- Episode no.: Season 4 Episode 14
- Directed by: James A. Contner
- Written by: Steven S. DeKnight; Elizabeth Craft; Sarah Fain;
- Production code: 4ADH14
- Original air date: March 12, 2003

Guest appearances
- Eliza Dushku as Faith; Christopher Neiman as Frotor Demon; Darren Laverty as Lackey Vamp #1; Sam Stefanski as Lackey Vamp #2; Catalina Larranaga as Vamp Waitress; Peter Renaday as Master's Voice; Becka Linder as Drugged Girl #1; Chris Huse as Drugged Vamp #2; Ian Anthony Dale as Drugged Vamp #3; Randall Rapstine as Reg; Andrew McGinnis as Mullet Head Vamp;

Episode chronology
| ← Previous "Salvage" | Next → "Orpheus" |
- Angel season 4

= Release (Angel) =

"Release" is the 14th episode of the fourth season of the American television series Angel.

==Plot==
As a battered and bloodied Faith recovers at Wesley's apartment after her showdown with the Beast, they wonder why Angelus would suddenly kill the Beast and allow the sun to return to Los Angeles. At a demon bar, Angelus is spoken to by a deep disembodied voice, which turns out to originate from Cordelia, projecting from the hotel. Angelus then surprises Fred at the hotel, claiming he is immune to the sanctuary spell. He demands information on the Beast's master and steals her research materials. Fred tries to shoot him with a tranquilizer dart but accidentally hits Lorne instead. Connor attempts to stop Angelus, but is repelled by the demon protection spell.

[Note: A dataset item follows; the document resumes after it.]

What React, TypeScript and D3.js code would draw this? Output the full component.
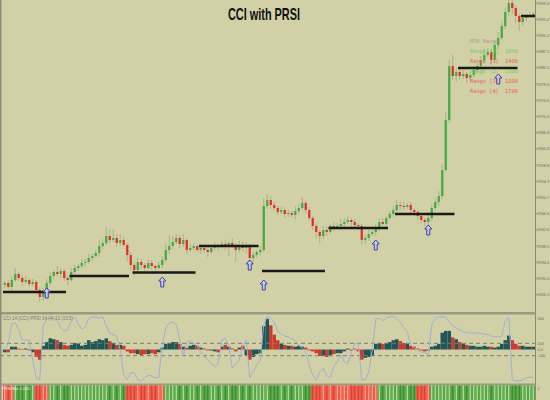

Angelus is contacted again by Cordelia telepathically, and this time she threatens to restore his soul if he refuses to help. Fred's mood worsens as she feels inadequate to fight Angelus. Fred and Gunn kiss, but part, unsure about their feelings. Meanwhile, Cordelia convinces Connor to keep her sudden pregnancy a secret from everyone else. Faith and Wesley try to track Angelus at the demon bar. There they encounter human junkies, who get high on the vampire bites. Faith smacks one around, but Wesley finally gets the needed info by stabbing the woman. They are able to track Angelus to a deserted museum where Faith has another showdown with him. The fight is long and brutal, with Faith eventually seeming to have beaten Angelus into submission - only to have him suddenly leap on her and bite her neck.

==Cast==
After over 40 guest appearances, Andy Hallett joins the regular cast and is now billed in the opening credits.

==Reception==
AV Club, in a dual review of this episode and the previous episode Salvage, said, "On the whole, I’d call these two episodes a mixed bag: some poignant thematic development undercut a little by a surplus of plot and an overemphasis on the characters’ self-pity."